Thursday, March 31, 2011

My Ghetto Comment

My friend Lisa was upset about the flippant way the youth of today use the word ‘ghetto.’ In fact, comments like, “She’s so ghetto,” changes the depth of the word for people who lived and suffered under horrendous conditions. Lisa asked the people that follow her blog what they thought about this new usage of the word ‘ghetto.’ With some changes, this was my comment.

Wanting to validate my thoughts, I looked up the word ghetto. Webster dictionary defines ghetto as “1 a quarter of a city in which Jews were formerly required to live. 2 a quarter of a city in which members of a minority group live, especially because of social, legal, or economic pressure.”

An image of the word ‘ghetto’ conjures an Americanized picture in my mind. In western America, one would think of ghettos after visiting some of the reservations where incarcerated Native Americans lived. If you go to Chicago and see the Projects, you would think of ghetto. In all parts of the States, there are areas for indigent people and other areas for the very poor. It is not by choice they live this way but because of ‘social, legal, or economic pressure.’

As a young child, I remember hearing the elders speak of the people in ‘the bottoms,’ a part of my hometown that was occupied by those less fortunate than those who lived in the better part of the city. Lest not forget the phase, ‘they came from the other side of the tracks.’ My community held those people of color, who found their way out of their situation to live the good life, in high esteem. While other people continued to settle in the ghetto for lack of hope.

The expression ‘you can take a person out of the country but you can’t take the country out of a person’ applies here. The environment a person grows up in forms a certain way of thinking and reacting, and becomes a part of that person. No matter how much pretense a person displays in public, it is in private the baggage of the past can appear. In other words, no matter how much the person tries to leave old ways behind, the successful people still feels where they came from. Of course, there are exceptions to the rule.
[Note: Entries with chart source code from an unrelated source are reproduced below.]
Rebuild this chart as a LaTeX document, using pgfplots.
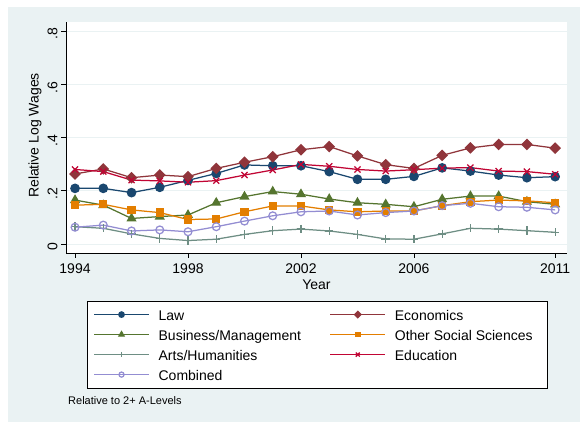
\documentclass[border=0pt]{standalone}
\usepackage{pgfplots}
\pgfplotsset{compat=1.18}
\usepackage{pgfplotstable}
\usepackage{fontspec}
\setmainfont{Liberation Sans}
\definecolor{bg}{HTML}{EAF2F3}
\definecolor{snavy}{HTML}{1A476F}
\definecolor{smaroon}{HTML}{90353B}
\definecolor{sgreen}{HTML}{55752F}
\definecolor{sorange}{HTML}{E37E00}
\definecolor{steal}{HTML}{6E8E84}
\definecolor{scran}{HTML}{C10534}
\definecolor{slav}{HTML}{938DD2}

\pgfplotstableread{
year law econ bus oth arts edu comb
1994 0.209 0.263 0.165 0.146 0.065 0.280 0.063
1995 0.209 0.282 0.146 0.149 0.059 0.272 0.071
1996 0.193 0.249 0.096 0.128 0.038 0.240 0.049
1997 0.213 0.259 0.103 0.118 0.021 0.237 0.053
1998 0.239 0.253 0.109 0.092 0.013 0.232 0.046
1999 0.265 0.284 0.155 0.094 0.018 0.238 0.065
2000 0.297 0.307 0.178 0.121 0.036 0.259 0.086
2001 0.294 0.328 0.197 0.143 0.050 0.278 0.106
2002 0.294 0.354 0.187 0.143 0.056 0.299 0.121
2003 0.272 0.366 0.169 0.128 0.049 0.292 0.124
2004 0.243 0.331 0.155 0.121 0.036 0.280 0.109
2005 0.243 0.298 0.149 0.124 0.019 0.274 0.118
2006 0.254 0.284 0.140 0.124 0.018 0.279 0.124
2007 0.286 0.333 0.168 0.144 0.038 0.285 0.144
2008 0.274 0.361 0.180 0.159 0.059 0.287 0.153
2009 0.259 0.374 0.180 0.165 0.056 0.274 0.140
2010 0.249 0.374 0.159 0.162 0.050 0.272 0.138
2011 0.253 0.360 0.149 0.155 0.044 0.262 0.128
}\datatable

\begin{document}
\begin{tikzpicture}
\path (0pt,0pt) rectangle (580pt,422pt);
\fill[bg] (8pt,0pt) rectangle (580pt,415pt);
\begin{axis}[
  at={(66pt,169pt)}, anchor=south west,
  scale only axis, width=501pt, height=231pt,
  xmin=1993.68, xmax=2011.42, ymin=-0.0338, ymax=0.834,
  axis x line*=bottom, axis y line*=left,
  axis line style={black, line width=0.8pt, -},
  axis background/.style={fill=white},
  xtick={1994,1998,2002,2006,2011},
  xticklabels={1994,1998,2002,2006,2011},
  ytick={0,0.2,0.4,0.6,0.8},
  yticklabels={0,.2,.4,.6,.8},
  tick align=outside, major tick length=5pt,
  tick style={black, line width=0.8pt},
  ymajorgrids, grid style={bg, line width=0.8pt},
  tick label style={font=\fontsize{14}{16}\selectfont},
  xticklabel style={yshift=-2pt},
  yticklabel style={rotate=90, anchor=south, xshift=-3pt},
  xlabel={Year}, ylabel={Relative Log Wages},
  xlabel style={font=\fontsize{14}{16}\selectfont, at={(axis description cs:0.5,-0.1385)}, anchor=center},
  ylabel style={font=\fontsize{14}{16}\selectfont, at={(axis description cs:-0.0619,0.5087)}, anchor=center},
  legend columns=2,
  legend cell align=left,
  legend image code/.code={\draw[mark repeat=2,mark phase=2,#1] plot coordinates {(0pt,0pt) (27.5pt,0pt) (55pt,0pt)};},
  legend image post style={every mark/.append style={scale=0.65}},
  legend style={at={(0.0425,-0.2065)}, anchor=north west, draw=black, line width=0.8pt, fill=white,
    inner xsep=5.7pt, inner ysep=5.3pt, row sep=3.6pt, column sep=0pt,
    nodes={inner sep=0pt, text height=14pt, text depth=2.4pt, anchor=west, font=\fontsize{14}{16}\selectfont},
    /tikz/every odd column/.append style={column sep=9pt}},
  every axis plot/.append style={line width=1.25pt},
]
\addplot[snavy, mark=*, mark size=4.2pt, mark options={solid, fill=snavy}] table[x=year,y=law] {\datatable};
\addlegendentry{\makebox[171pt][l]{Law}}
\addplot[smaroon, mark=square*, mark size=3.5pt, mark options={solid, fill=smaroon, rotate=45}] table[x=year,y=econ] {\datatable};
\addlegendentry{\makebox[147pt][l]{Economics}}
\addplot[sgreen, mark=triangle*, mark size=4.6pt, mark options={solid, fill=sgreen}] table[x=year,y=bus] {\datatable};
\addlegendentry{\makebox[171pt][l]{Business/Management}}
\addplot[sorange, mark=square*, mark size=3.5pt, mark options={solid, fill=sorange}] table[x=year,y=oth] {\datatable};
\addlegendentry{\makebox[147pt][l]{Other Social Sciences}}
\addplot[steal, mark=+, mark size=4.2pt, mark options={solid}] table[x=year,y=arts] {\datatable};
\addlegendentry{\makebox[171pt][l]{Arts/Humanities}}
\addplot[scran, mark=x, mark size=4.3pt, mark options={solid}] table[x=year,y=edu] {\datatable};
\addlegendentry{\makebox[147pt][l]{Education}}
\addplot[slav, mark=o, mark size=3.9pt, mark options={solid}] table[x=year,y=comb] {\datatable};
\addlegendentry{\makebox[171pt][l]{Combined}}
\end{axis}
\node[anchor=west, inner sep=0pt, font=\fontsize{11}{13}\selectfont] at (68pt,21pt) {Relative to 2+ A-Levels};
\end{tikzpicture}
\end{document}
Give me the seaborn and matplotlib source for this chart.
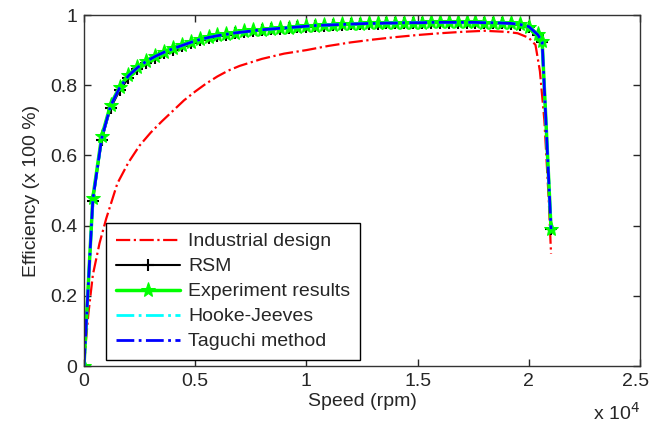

Regardless of what Webster says, or the labels ghetto implies about people, the word ghetto is nothing but a product of it’s time. A book by Joyce Sequichie Hifler called A Cherokee Feast of Days wrote, “Whatever becomes second nature to us has first caught on in our thinking, only to operate, in time, without thinking at all.

No, I don't care for the flippant used of ghetto. It has negative images attached. As Joyce wrote, “We have to fight habit with habit, deliberately changing one thought, one action, for another. If we simply try to remove the habit without filling the vacuum, we are opening the door for more and worse to come in.” I wonder how ‘ghetto’ will be used in the future.